SAN DIEGO (AP) — An experimental new nasal spray not only takes the sting out of flu vaccination, it also appears to work substantially better than the standard flu shot.
Research presented Sunday shows that the spray vaccine did a surprisingly good job of protecting children from last winter’s flu bug — a strain that the regular flu shot was virtually worthless against.
“These results are very promising,” said Dr. Nancy J. Cox, a flu expert at the National Centers for Disease Control and Prevention in Atlanta.
The vaccine, called FluMist, is being developed by Aviron of Mountain View, Calif., which sponsored the latest study with the National Institutes of Health.
Finding a flu vaccine that avoids needles has obvious advantages for children and anyone else who hates shots. However, the latest data suggest that the spray approach may also provide more powerful protection against the flu.
Each year, the CDC, the World Health Organization and the U.S. Food and Drug Administration choose the three strains of the flu virus that appear most likely to be problems during the upcoming flu season. These are used to make the flu shot, which consists of killed viruses.
Going into last winter, the agencies chose wrong. They picked strains called A/Shenzhen, A/Wuhan and B/Harbin-like. The true culprit turned out to be a variety of flu called A/Sydney. Cox said the flu shot offered only marginal protection against this strain.
The nasal spray variety did much better, even though it contained the same three flu strains. A study of 1,358 children last winter showed that it was 86 percent protective against A/Sydney.
“What happened last year with A/Sydney is very exciting. This was a true test, and the vaccine passed with flying colors. Right now, it looks like the spray has advantages,” said Dr. Dominick Iacuzio of the NIH.
Even though the two vaccines were not compared head to head, researchers said they feel certain that the spray variety was substantially better, at least in last winter’s outbreak.
Results of the study were presented by Dr. Robert Belshe of Saint Louis University at an infectious disease meeting sponsored by the American Society for Microbiology.
In the study, 917 children received the spray vaccine, while 441 got dummy sprays. Two percent of the vaccinated children got the flu, compared with 13 percent in the comparison group.
Doctors believe the spray works better because it is made with a weakened virus rather than a dead one. When sprayed up the nose, the virus causes a harmless infection and produces new copies of itself.
“We believe the live vaccine induces a fuller complement of immune responses,” said Belshe. This gives the body an edge even against strains of the flu virus that are not included in the vaccine.
While the vaccine is likely to be aimed initially at children, Belshe said it probably will make sense for healthy adults as well. Researchers suspect that for the elderly, who are especially prone to serious flu infections, vaccination with both the spray and the shot may be better than either alone.

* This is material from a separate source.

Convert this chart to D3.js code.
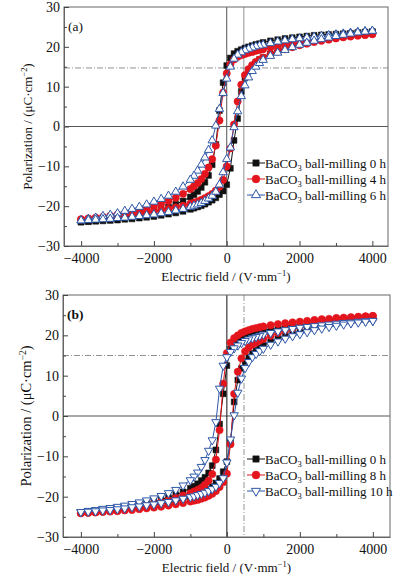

Aviron applied to the FDA for a license to sell FluMist in June, hoping to get the vaccine on the market by the 1999-2000 flu season. However, the FDA sent back the application last month, saying it needed more information on manufacturing issues.
J. Leighton Read, Aviron’s chairman, said Sunday the company now hopes to sell the vaccine for the 2000-2001 flu season. He said the company has not decided how much to charge for the spray, although it is likely to be more expensive than the flu shot.